- WORK TO COMPLETE: Give the listing again exactly, omitting its images.

##### MATERIAL #####

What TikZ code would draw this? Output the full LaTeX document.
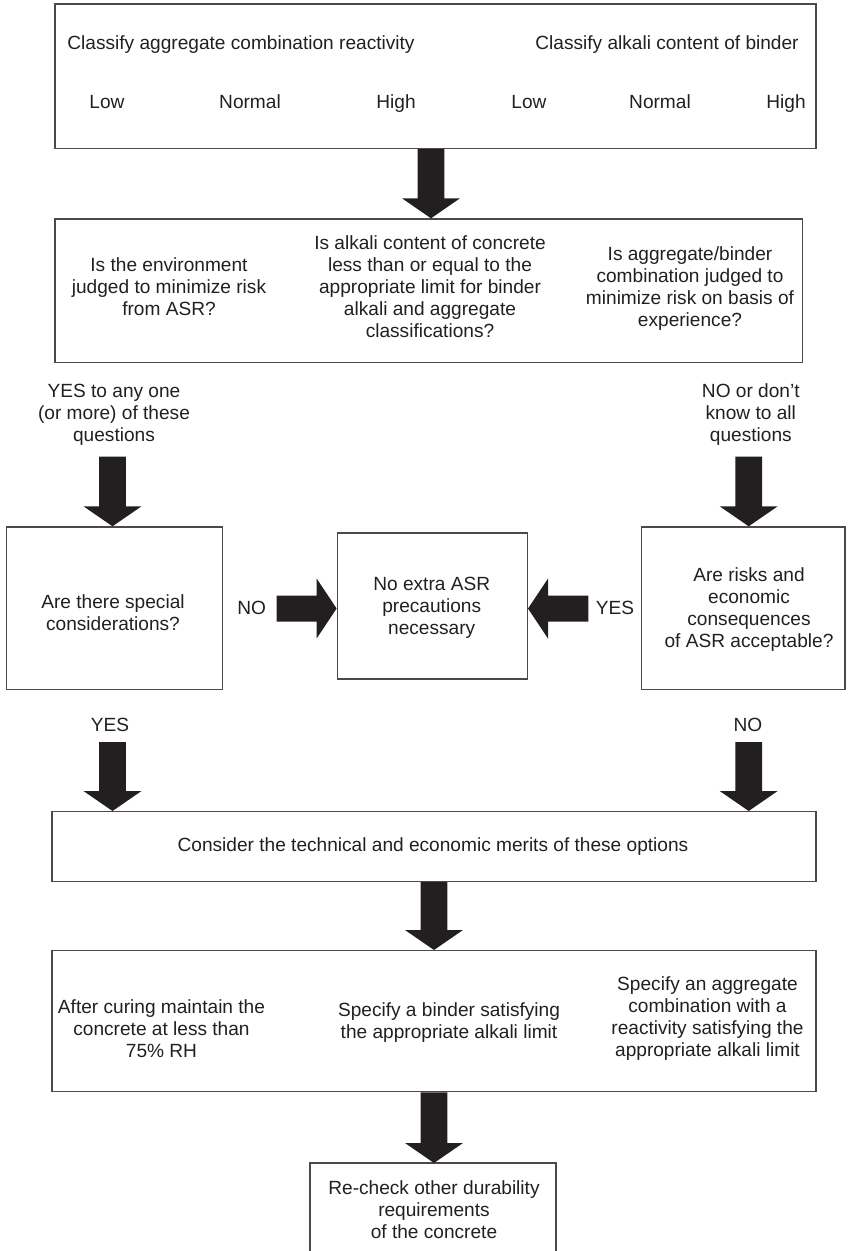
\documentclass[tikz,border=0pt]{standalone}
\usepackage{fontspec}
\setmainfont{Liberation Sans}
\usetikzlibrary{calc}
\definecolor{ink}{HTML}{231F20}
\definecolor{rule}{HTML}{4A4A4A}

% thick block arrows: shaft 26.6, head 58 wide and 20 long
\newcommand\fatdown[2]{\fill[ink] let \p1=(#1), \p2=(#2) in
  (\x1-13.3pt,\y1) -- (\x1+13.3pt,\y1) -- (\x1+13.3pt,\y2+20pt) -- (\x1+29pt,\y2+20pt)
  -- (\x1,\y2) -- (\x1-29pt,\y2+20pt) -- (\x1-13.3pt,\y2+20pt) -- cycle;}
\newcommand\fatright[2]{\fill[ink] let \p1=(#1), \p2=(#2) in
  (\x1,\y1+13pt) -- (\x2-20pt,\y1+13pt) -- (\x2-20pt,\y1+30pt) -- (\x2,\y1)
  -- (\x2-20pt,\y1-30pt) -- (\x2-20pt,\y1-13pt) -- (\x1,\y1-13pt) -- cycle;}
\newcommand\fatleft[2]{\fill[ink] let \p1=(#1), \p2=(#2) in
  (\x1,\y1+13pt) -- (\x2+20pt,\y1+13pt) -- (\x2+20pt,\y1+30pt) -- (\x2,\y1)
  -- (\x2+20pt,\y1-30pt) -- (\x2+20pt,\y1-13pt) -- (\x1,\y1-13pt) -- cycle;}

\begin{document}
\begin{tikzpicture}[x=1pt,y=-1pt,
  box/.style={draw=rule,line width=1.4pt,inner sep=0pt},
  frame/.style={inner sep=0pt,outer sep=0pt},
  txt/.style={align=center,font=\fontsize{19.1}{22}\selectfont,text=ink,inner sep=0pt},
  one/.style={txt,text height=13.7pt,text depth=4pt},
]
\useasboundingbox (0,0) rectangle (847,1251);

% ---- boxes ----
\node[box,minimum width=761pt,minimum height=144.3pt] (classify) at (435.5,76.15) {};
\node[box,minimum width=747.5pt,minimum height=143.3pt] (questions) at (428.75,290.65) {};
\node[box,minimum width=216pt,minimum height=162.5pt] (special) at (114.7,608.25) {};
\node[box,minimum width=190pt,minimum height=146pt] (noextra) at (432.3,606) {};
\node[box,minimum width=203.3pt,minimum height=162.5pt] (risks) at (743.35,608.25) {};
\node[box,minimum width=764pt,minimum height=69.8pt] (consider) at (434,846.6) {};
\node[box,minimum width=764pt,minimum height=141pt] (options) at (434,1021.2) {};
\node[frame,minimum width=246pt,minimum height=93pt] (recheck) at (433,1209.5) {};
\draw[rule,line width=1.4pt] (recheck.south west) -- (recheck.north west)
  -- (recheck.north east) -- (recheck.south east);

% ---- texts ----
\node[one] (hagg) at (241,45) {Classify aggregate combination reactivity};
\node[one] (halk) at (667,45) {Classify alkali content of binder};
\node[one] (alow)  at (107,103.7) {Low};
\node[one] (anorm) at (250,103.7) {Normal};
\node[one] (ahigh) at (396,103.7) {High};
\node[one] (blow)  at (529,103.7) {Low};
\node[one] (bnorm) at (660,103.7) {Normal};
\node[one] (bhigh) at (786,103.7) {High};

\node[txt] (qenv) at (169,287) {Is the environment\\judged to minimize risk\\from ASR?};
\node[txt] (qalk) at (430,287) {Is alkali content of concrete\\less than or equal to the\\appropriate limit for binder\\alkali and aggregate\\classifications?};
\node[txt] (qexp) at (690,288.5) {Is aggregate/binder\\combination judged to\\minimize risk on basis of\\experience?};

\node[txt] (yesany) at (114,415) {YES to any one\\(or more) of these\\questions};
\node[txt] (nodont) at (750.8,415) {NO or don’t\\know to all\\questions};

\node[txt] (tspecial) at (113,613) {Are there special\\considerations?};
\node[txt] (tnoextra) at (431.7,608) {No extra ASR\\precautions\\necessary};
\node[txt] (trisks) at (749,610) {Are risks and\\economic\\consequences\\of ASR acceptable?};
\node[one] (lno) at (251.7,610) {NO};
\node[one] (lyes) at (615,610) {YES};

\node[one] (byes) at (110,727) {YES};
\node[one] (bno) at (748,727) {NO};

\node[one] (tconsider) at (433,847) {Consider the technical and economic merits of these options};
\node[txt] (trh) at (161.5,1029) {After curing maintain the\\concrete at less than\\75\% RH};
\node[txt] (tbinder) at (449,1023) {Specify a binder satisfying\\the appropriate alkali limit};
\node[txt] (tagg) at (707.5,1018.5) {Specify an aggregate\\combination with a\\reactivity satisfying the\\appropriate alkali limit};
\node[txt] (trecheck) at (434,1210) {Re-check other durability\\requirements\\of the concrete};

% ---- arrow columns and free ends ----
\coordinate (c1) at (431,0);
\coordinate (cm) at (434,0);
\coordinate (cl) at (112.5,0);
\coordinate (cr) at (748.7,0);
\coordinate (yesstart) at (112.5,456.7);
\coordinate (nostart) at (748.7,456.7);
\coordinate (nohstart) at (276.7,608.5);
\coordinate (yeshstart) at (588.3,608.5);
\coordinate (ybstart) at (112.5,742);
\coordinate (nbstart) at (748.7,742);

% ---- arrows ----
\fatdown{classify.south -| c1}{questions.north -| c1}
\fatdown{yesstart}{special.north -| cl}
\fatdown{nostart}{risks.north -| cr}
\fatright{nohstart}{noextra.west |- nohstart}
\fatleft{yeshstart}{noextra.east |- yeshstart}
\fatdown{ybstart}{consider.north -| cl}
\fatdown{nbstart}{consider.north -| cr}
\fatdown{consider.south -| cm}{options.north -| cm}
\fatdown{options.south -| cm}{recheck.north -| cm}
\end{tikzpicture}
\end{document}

#####

- THE SOLUTION:
What TikZ code would draw this? Output the full LaTeX document.
\documentclass[tikz,border=0pt]{standalone}
\usepackage{fontspec}
\setmainfont{Liberation Sans}
\usetikzlibrary{calc}
\definecolor{ink}{HTML}{231F20}
\definecolor{rule}{HTML}{4A4A4A}

% thick block arrows: shaft 26.6, head 58 wide and 20 long
\newcommand\fatdown[2]{\fill[ink] let \p1=(#1), \p2=(#2) in
  (\x1-13.3pt,\y1) -- (\x1+13.3pt,\y1) -- (\x1+13.3pt,\y2+20pt) -- (\x1+29pt,\y2+20pt)
  -- (\x1,\y2) -- (\x1-29pt,\y2+20pt) -- (\x1-13.3pt,\y2+20pt) -- cycle;}
\newcommand\fatright[2]{\fill[ink] let \p1=(#1), \p2=(#2) in
  (\x1,\y1+13pt) -- (\x2-20pt,\y1+13pt) -- (\x2-20pt,\y1+30pt) -- (\x2,\y1)
  -- (\x2-20pt,\y1-30pt) -- (\x2-20pt,\y1-13pt) -- (\x1,\y1-13pt) -- cycle;}
\newcommand\fatleft[2]{\fill[ink] let \p1=(#1), \p2=(#2) in
  (\x1,\y1+13pt) -- (\x2+20pt,\y1+13pt) -- (\x2+20pt,\y1+30pt) -- (\x2,\y1)
  -- (\x2+20pt,\y1-30pt) -- (\x2+20pt,\y1-13pt) -- (\x1,\y1-13pt) -- cycle;}

\begin{document}
\begin{tikzpicture}[x=1pt,y=-1pt,
  box/.style={draw=rule,line width=1.4pt,inner sep=0pt},
  frame/.style={inner sep=0pt,outer sep=0pt},
  txt/.style={align=center,font=\fontsize{19.1}{22}\selectfont,text=ink,inner sep=0pt},
  one/.style={txt,text height=13.7pt,text depth=4pt},
]
\useasboundingbox (0,0) rectangle (847,1251);

% ---- boxes ----
\node[box,minimum width=761pt,minimum height=144.3pt] (classify) at (435.5,76.15) {};
\node[box,minimum width=747.5pt,minimum height=143.3pt] (questions) at (428.75,290.65) {};
\node[box,minimum width=216pt,minimum height=162.5pt] (special) at (114.7,608.25) {};
\node[box,minimum width=190pt,minimum height=146pt] (noextra) at (432.3,606) {};
\node[box,minimum width=203.3pt,minimum height=162.5pt] (risks) at (743.35,608.25) {};
\node[box,minimum width=764pt,minimum height=69.8pt] (consider) at (434,846.6) {};
\node[box,minimum width=764pt,minimum height=141pt] (options) at (434,1021.2) {};
\node[frame,minimum width=246pt,minimum height=93pt] (recheck) at (433,1209.5) {};
\draw[rule,line width=1.4pt] (recheck.south west) -- (recheck.north west)
  -- (recheck.north east) -- (recheck.south east);

% ---- texts ----
\node[one] (hagg) at (241,45) {Classify aggregate combination reactivity};
\node[one] (halk) at (667,45) {Classify alkali content of binder};
\node[one] (alow)  at (107,103.7) {Low};
\node[one] (anorm) at (250,103.7) {Normal};
\node[one] (ahigh) at (396,103.7) {High};
\node[one] (blow)  at (529,103.7) {Low};
\node[one] (bnorm) at (660,103.7) {Normal};
\node[one] (bhigh) at (786,103.7) {High};

\node[txt] (qenv) at (169,287) {Is the environment\\judged to minimize risk\\from ASR?};
\node[txt] (qalk) at (430,287) {Is alkali content of concrete\\less than or equal to the\\appropriate limit for binder\\alkali and aggregate\\classifications?};
\node[txt] (qexp) at (690,288.5) {Is aggregate/binder\\combination judged to\\minimize risk on basis of\\experience?};

\node[txt] (yesany) at (114,415) {YES to any one\\(or more) of these\\questions};
\node[txt] (nodont) at (750.8,415) {NO or don’t\\know to all\\questions};

\node[txt] (tspecial) at (113,613) {Are there special\\considerations?};
\node[txt] (tnoextra) at (431.7,608) {No extra ASR\\precautions\\necessary};
\node[txt] (trisks) at (749,610) {Are risks and\\economic\\consequences\\of ASR acceptable?};
\node[one] (lno) at (251.7,610) {NO};
\node[one] (lyes) at (615,610) {YES};

\node[one] (byes) at (110,727) {YES};
\node[one] (bno) at (748,727) {NO};

\node[one] (tconsider) at (433,847) {Consider the technical and economic merits of these options};
\node[txt] (trh) at (161.5,1029) {After curing maintain the\\concrete at less than\\75\% RH};
\node[txt] (tbinder) at (449,1023) {Specify a binder satisfying\\the appropriate alkali limit};
\node[txt] (tagg) at (707.5,1018.5) {Specify an aggregate\\combination with a\\reactivity satisfying the\\appropriate alkali limit};
\node[txt] (trecheck) at (434,1210) {Re-check other durability\\requirements\\of the concrete};

% ---- arrow columns and free ends ----
\coordinate (c1) at (431,0);
\coordinate (cm) at (434,0);
\coordinate (cl) at (112.5,0);
\coordinate (cr) at (748.7,0);
\coordinate (yesstart) at (112.5,456.7);
\coordinate (nostart) at (748.7,456.7);
\coordinate (nohstart) at (276.7,608.5);
\coordinate (yeshstart) at (588.3,608.5);
\coordinate (ybstart) at (112.5,742);
\coordinate (nbstart) at (748.7,742);

% ---- arrows ----
\fatdown{classify.south -| c1}{questions.north -| c1}
\fatdown{yesstart}{special.north -| cl}
\fatdown{nostart}{risks.north -| cr}
\fatright{nohstart}{noextra.west |- nohstart}
\fatleft{yeshstart}{noextra.east |- yeshstart}
\fatdown{ybstart}{consider.north -| cl}
\fatdown{nbstart}{consider.north -| cr}
\fatdown{consider.south -| cm}{options.north -| cm}
\fatdown{options.south -| cm}{recheck.north -| cm}
\end{tikzpicture}
\end{document}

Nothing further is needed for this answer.